Preaching the absolute sovereignty of God would show prosperity preachers that they don’t preach a powerful Christ. They preach a wimpy Christ, for goodness’ sake. He is not in charge. Man is in charge in their scheme.
Suffering Is Not Meaningless
That leads to the second great deficiency of the prosperity preachers. Since they don’t go deep enough with the sovereignty of God, they don’t go deep enough with the sovereignty of God in suffering. Therefore, they don’t deal with the passages that talk about God’s purposes in suffering.
I have dealt with people like one Indian family who had never heard anything but prosperity preaching. I just spent half an hour with them showing them passages of Scripture on suffering, and they were blown away.

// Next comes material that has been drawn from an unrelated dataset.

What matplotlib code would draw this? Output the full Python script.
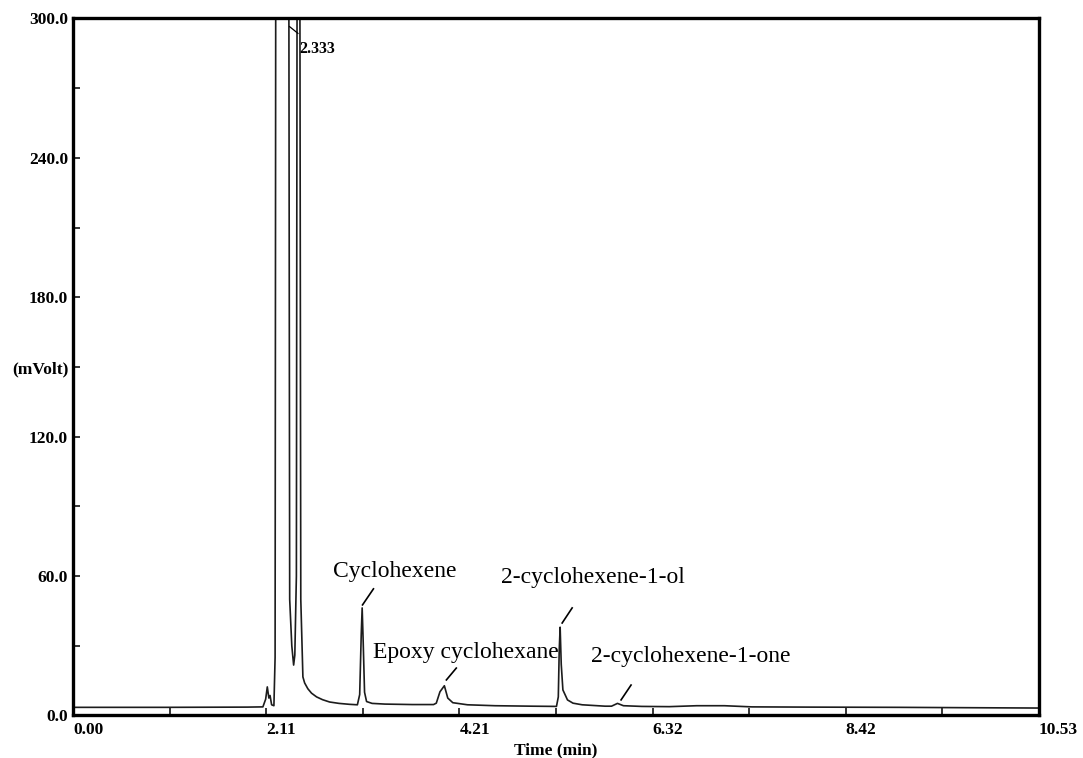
#!/usr/local/bin/python3
"""
GC trace of the cyclohexene oxidation products, detector signal vs time.
"""

#IMPORTS
import numpy as np
import matplotlib
matplotlib.use("Agg")
import matplotlib.pyplot as plt
#END IMPORTS


#Chromatogram trace, read point by point. 400 mV stands for the off-scale
# solvent peaks, which get clipped by the 300 mV top of the axis.
time_min = [0.00, 1.00, 1.90, 2.07, 2.10, 2.118, 2.135, 2.148, 2.165, 2.19,
            2.203, 2.212, 2.350, 2.362, 2.385, 2.405, 2.418, 2.435, 2.445, 2.470,
            2.483, 2.506, 2.525, 2.56, 2.60, 2.655, 2.72, 2.797, 2.90, 3.014,
            3.10, 3.125, 3.142, 3.152, 3.163, 3.178, 3.20, 3.26, 3.40, 3.70,
            3.93, 3.96, 4.00, 4.048, 4.085, 4.14, 4.30, 4.60, 5.00, 5.27,
            5.290, 5.300, 5.310, 5.322, 5.34, 5.39, 5.45, 5.55, 5.80, 5.87,
            5.935, 6.00, 6.20, 6.50, 6.80, 7.10, 7.40, 8.00, 9.00, 10.00,
            10.53]
signal_mv = [3.5, 3.5, 3.6, 3.7, 7.0, 12.3, 7.5, 8.6, 4.6, 4.2,
             25.0, 400, 400, 50.0, 30.0, 21.7, 26.0, 60.0, 400, 400,
             50.0, 16.6, 14.0, 11.5, 9.6, 8.0, 6.8, 5.8, 5.2, 4.8,
             4.6, 9.0, 35.0, 46.3, 32.0, 10.0, 6.0, 5.2, 4.9, 4.7,
             4.7, 5.3, 10.2, 12.8, 7.5, 5.5, 4.6, 4.2, 4.0, 3.9,
             8.0, 28.0, 38.0, 22.0, 11.0, 6.7, 5.3, 4.6, 4.0, 4.0,
             5.2, 4.2, 3.9, 3.8, 4.2, 4.2, 3.7, 3.6, 3.5, 3.3,
             3.2]

#Axis ticks
x_major = [0.00, 2.106, 4.212, 6.318, 8.424, 10.53]
x_labels = ["0.00", "2.11", "4.21", "6.32", "8.42", "10.53"]
y_ticks = [0, 30, 60, 90, 120, 150, 180, 210, 240, 270, 300]
y_labels = ["0.0", "", "60.0", "", "120.0", "(mVolt)", "180.0", "", "240.0", "", "300.0"]

#Named peaks
peak_names = ["Cyclohexene", "Epoxy cyclohexane", "2-cyclohexene-1-ol", "2-cyclohexene-1-one"]
solvent_rt = "2.333"


plt.rcParams['font.family'] = ['Liberation Serif', 'DejaVu Serif']

fig = plt.figure(figsize=(10.83, 7.58), dpi=100)
ax = fig.add_axes([0.0674, 0.0561, 0.8920, 0.9195])

ax.plot(time_min, signal_mv, color="#1c1c1c", lw=1.2, solid_joinstyle="round")

ax.set_xlim(0, 10.53)
ax.set_ylim(0, 300)

#frame and ticks
for side in ax.spines.values():
    side.set_linewidth(2.4)
    side.set_color("black")

ax.set_xticks(x_major)
ax.set_xticks([(a + b) / 2.0 for a, b in zip(x_major[:-1], x_major[1:])], minor=True)
ax.set_xticklabels(x_labels, fontweight="bold", fontsize=12.5, ha="left")
ax.set_yticks(y_ticks)
ax.set_yticklabels(y_labels, fontweight="bold", fontsize=12.5)
ax.tick_params(axis="both", which="both", direction="in", length=5, width=1.1)
ax.tick_params(axis="x", pad=4.5)
ax.tick_params(axis="y", pad=3.5)

ax.set_xlabel("Time (min)", fontweight="bold", fontsize=12.5, labelpad=3)

#peak labels with their little pointer strokes
name_pos = [(2.829, 59.8), (3.268, 24.6), (4.665, 56.9), (5.644, 23.2)]
pointers = [((3.156, 47.6), (3.275, 54.5)),
            ((4.070, 15.3), (4.178, 20.4)),
            ((5.332, 39.8), (5.441, 46.3)),
            ((5.974, 6.7), (6.083, 13.1))]
for name, pos, seg in zip(peak_names, name_pos, pointers):
    ax.text(pos[0], pos[1], name, fontsize=17, ha="left", va="baseline")
    ax.plot([seg[0][0], seg[1][0]], [seg[0][1], seg[1][1]], color="black", lw=1.2)

ax.text(2.463, 285.1, solvent_rt, fontsize=11.5, fontweight="bold", ha="left", va="baseline")
ax.plot([2.361, 2.452], [296.5, 293.6], color="black", lw=0.9, clip_on=False)

fig.savefig("out.png", dpi=100)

They said they had never heard or seen anything like this, that God actually has some purpose or design in their suffering. Since prosperity preachers don’t think God controls suffering, they can’t see any purpose or design in it. They never teach on the design of God in suffering. But the Bible is full of his design in suffering.
I just came back from Hawaii. They asked me to preach on suffering. The whole message was me just giving reason after reason from biblical texts where God says he ordains or permits suffering in the world. It is all over the Bible, but they can’t talk about it, because it is not part of their system. They are not biblical enough, which means they leave people without the massive help the Bible gives to sufferers, and they dishonor Christ, who intends to be magnified in our suffering.
True Power
Let me give one closing example here: 2 Corinthians 12:1–10. Paul had this thorn in the flesh which he called “a messenger of Satan” (2 Corinthians 12:7). Yet God used it to bring holy humbling to Paul, which means God turned Satan into a servant of sanctification. He makes Satan serve holiness, which must just gall Satan. God so sovereignly rules over this thorn that he makes it turn Paul into a humbler, more Christlike person.
Here is the nub of the matter: When Jesus told Paul that he was not going to take Paul’s thorn away, he said, “My grace is sufficient for you, for my power is made perfect in weakness” (1 Corinthians 12:9). Now, this is a power they never talk about. “Therefore,” Paul said, “I will boast all the more gladly of my weakness, so that the power of Christ may rest upon me” (1 Corinthians 12:9). We believe in a very powerful Christ. He is shown to be more magnificently powerful in satisfying the suffering soul than he is in giving BMWs to the worldly soul. Do prosperity preachers ever show this power of Christ — the power to satisfy the suffering soul with the superior majesty and presence of Christ?
That is my approach, Tony. To the brother who asked about going to Africa: Teach on total sovereignty, not just bogus power-preaching that gives man the decisive power over God. Teach them God’s control over, and his design in, suffering for his glory.